As the name implies, catrss is one of the many descendants of the cat command. Catrss is used to concatenate RSS file(s) to standard output. In its most simple form, you simply have to give it some RSS files to parse and it will concatenate them for you ; the command is:
./catrss rssfile1.xml rssfile2.xml ...
If you want to see all the parameters you can set, just type “./catrss –help”. You’ll probably prefer to set your own title, link and description parameters since they are the only mandatory elements. One important point to keep in mind is that, by default, catrss only take the 10 most recent items (blog entries, e.g.) from all the files. You can change this value with the “-n” option.
For the moment, catrss is only available here (.tar.gz file, 16ko). The file contains the catrss program, its source code and two example of RSS files. Code is licensed under the GNU GPL. You need only Python 2.5 in order to run catrss (it’s probably already installed on any GNU/Linux computer).
Currently, it only works with RSS 2.0 files and it’s very picky with dates (for example, it’s not working with this blog RSS stream — what a shame!). But all this could be improved for version 0.2. Suggestions, bug reports and patches are welcome.
Finally, dealing with XML and Python is very easy. ElementTree documentation is quite good.
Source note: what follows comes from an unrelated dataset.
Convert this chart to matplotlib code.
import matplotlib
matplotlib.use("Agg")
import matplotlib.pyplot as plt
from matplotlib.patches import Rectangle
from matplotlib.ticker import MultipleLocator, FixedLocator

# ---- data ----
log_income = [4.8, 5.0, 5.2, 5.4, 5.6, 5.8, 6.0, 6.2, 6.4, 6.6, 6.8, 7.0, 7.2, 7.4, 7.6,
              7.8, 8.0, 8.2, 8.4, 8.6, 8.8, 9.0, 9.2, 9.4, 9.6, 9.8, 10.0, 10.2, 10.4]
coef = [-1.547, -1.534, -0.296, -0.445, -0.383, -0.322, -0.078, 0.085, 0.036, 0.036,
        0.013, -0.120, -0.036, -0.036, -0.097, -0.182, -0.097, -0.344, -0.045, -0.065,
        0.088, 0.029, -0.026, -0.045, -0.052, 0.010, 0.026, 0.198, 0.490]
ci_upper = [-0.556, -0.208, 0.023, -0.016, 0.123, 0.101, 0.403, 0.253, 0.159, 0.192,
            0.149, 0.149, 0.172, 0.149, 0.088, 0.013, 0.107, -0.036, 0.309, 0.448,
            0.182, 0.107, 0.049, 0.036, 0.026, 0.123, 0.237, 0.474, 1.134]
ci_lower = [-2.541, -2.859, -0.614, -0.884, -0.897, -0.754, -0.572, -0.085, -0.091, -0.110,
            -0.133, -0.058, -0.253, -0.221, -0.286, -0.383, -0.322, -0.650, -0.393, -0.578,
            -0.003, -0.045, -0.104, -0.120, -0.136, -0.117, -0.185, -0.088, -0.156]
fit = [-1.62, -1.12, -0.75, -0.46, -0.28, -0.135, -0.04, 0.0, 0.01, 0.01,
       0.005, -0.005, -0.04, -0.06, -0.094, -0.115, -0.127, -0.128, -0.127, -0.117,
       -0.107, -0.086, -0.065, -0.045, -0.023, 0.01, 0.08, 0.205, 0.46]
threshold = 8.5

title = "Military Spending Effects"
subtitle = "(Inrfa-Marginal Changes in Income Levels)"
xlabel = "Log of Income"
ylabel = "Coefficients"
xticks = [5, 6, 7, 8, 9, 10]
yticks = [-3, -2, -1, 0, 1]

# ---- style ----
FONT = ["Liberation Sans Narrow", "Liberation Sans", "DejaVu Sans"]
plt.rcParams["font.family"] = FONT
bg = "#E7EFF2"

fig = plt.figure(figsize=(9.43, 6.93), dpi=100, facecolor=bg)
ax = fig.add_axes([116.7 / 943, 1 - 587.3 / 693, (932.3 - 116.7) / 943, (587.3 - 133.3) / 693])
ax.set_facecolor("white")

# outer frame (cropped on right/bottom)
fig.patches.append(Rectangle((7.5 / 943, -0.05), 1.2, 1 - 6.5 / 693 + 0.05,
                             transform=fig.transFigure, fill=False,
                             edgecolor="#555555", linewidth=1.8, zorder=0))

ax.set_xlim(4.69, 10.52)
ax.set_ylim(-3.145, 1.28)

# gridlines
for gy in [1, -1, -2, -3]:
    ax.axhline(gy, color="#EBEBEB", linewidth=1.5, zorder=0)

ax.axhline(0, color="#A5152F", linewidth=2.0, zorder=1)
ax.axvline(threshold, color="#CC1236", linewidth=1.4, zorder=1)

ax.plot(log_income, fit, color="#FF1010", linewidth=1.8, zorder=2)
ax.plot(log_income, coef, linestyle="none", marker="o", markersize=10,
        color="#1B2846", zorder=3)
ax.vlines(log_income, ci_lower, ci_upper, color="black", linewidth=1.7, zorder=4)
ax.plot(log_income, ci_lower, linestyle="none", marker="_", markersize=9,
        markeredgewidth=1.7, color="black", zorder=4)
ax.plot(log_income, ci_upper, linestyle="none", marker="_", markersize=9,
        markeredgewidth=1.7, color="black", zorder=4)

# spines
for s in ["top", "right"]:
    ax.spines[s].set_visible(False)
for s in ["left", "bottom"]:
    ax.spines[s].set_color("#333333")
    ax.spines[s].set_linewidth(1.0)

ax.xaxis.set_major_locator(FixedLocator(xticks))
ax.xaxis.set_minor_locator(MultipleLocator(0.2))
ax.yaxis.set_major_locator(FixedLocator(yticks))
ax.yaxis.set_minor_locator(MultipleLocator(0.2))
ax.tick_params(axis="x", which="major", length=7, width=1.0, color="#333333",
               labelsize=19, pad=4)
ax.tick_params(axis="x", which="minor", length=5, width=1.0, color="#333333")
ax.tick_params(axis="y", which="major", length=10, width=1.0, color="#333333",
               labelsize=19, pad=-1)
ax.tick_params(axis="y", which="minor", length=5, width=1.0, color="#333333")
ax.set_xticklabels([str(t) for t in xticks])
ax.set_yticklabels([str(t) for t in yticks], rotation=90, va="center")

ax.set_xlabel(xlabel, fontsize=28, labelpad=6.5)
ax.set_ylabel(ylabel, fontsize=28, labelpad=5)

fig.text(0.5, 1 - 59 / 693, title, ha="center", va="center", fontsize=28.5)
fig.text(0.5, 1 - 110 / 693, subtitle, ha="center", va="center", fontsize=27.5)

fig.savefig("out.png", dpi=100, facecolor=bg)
And, except for other Unix-minded tools, there is plenty of other cool stuff one can do with XML: parse answers from the Yahoo API, deal with XML-RPC and other web services, …
Of course, it’s when you are struggling to feed XML into your program that you realize other people already developed what you are just doing: I’ve found at least 5 RSS parsers/generators [1, 2, 3, 4, 5] and 3 tutorials [1, 2, 3]. But I’m proud to say I didn’t used any of these references for catrss.